B. Got one imbedded in you?
A. D--- well better not, but I don't believe what those guys claim about protecting privacy. Too much has happened. Martial law. Talk of preemption, special measures. Those operations last year wrapped up a big chain.
B. You can't trust the Americans, and they have friends in the world to help them.
A. But maybe not as many as they think, if you know what I mean.
Dealer A(in green) looks on the bright side. With the world slipping into a recession because of the terrorist attacks and the severe clampdown, he thinks he can get legitimate businesses to look the other way.
A. Yeah, but that's not necessarily bad for business.
B. Which business? I've got several to tend to.
A. You're right. Lots of legits going belly up. What happened to globalization? Ha, ha.
Dealer A (in green) goes back to explaining why the increased terrorist attacks have also increased government interest in WMD programs.
A. Lots of countries want an insurance policy.
B. Against big brother.
A. Big brother and some of the smaller fry.
B. What do you mean?
A. My client's also scared s------- about the terrorists and their capabilities.
B. Yeah some have turned into mini-states.
A. …or they run them.
Conversation breaks off at this point.
A month later. Dealer A (in black) again talks to Dealer B (in blue). Marco, the in-between mentioned in last month's conversation, has changed aliases and is now known as Sa'id, which may or may not be his real name. The dealer's quip about there being no relation is an obvious inside joke. Dealer also reverts to his theme that the downturn in the world economy has been a boon to the illegal business. Legitimate businesses are now turning a blind eye and selling dual-use technology even when they have doubts about the end user. Dealers have also changed devices, which are shown in new colors.
A. Sa'id contacted you?
B. Yeah. No relation to marco, of course.
A. This recession's helping.
B. What do you mean?
A. Makes the corporate world an easy target.
B. Witting or unwitting?
A. I'd say witting, but with plausible deniability.
B. Got the stuff through?
Dealer A (in black) is no doubt being intentionally cryptic about the material for fear of interception. It may have something to do with nuclear technology or possibly other illicit goods.
A. A little hangup with the certification. Corporate type told me he was questioned. But he was cool. He said Feds did not suspect.
B. Why the feds? It wasn't transiting America.
This would indicate that authorities inside some countries remain helpful despite the clampdown or outward cooperation with the United States.

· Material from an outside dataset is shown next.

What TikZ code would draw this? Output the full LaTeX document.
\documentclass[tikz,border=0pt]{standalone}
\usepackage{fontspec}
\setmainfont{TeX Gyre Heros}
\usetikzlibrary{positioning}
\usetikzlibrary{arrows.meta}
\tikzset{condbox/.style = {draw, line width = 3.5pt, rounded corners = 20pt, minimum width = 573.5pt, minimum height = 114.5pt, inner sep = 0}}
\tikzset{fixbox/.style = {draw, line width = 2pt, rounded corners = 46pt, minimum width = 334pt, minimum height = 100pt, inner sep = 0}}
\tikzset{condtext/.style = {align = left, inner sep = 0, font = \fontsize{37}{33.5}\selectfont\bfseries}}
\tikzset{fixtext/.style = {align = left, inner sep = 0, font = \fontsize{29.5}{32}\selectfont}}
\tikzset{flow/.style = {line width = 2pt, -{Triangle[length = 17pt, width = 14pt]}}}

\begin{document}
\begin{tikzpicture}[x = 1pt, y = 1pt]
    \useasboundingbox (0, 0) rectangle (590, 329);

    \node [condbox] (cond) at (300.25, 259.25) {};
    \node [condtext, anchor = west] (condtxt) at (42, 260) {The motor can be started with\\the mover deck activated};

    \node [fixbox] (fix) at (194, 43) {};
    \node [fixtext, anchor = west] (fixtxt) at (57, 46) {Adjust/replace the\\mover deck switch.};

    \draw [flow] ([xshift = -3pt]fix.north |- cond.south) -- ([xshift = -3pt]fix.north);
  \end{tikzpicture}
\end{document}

A. Yeah but they traced it back from the subsidiary. Got some help in other country. Have to be extremely careful these days. They get confused by our names. Can't keep up—marco, sa'id, muhammed. Just don't have an ear for it.
One month later
Dealer A (in red). Are u there? Where are u?
It is not clear if text messaging has failed to go through, Dealer B has gone underground or been swept up by a security roundup. One would hope Dealer A is now getting nervous.
- The fear cycle generated by an increasing spread of WMD and terrorist attacks, once under way, would be one of the hardest to break. The greater sense of insecurity might prompt more countries to acquire WMD for protection or deterrence.
- A complication in combating the spread of WMD would be the ideological factor, as exemplified by one of the dealers in the scenario story. Some dealers would not be in it for the money but to level the playing field between the Muslim world and the West.
- Achieving a balance so that international commerce was not obstructed by excessive security would be important since any economic meltdown could spur legitimate businesses and scientists to engage in a highly lucrative, albeit illegal activity.
- Developing and sustaining international cooperation when the fear cycle might drive some to go it alone would be a challenge.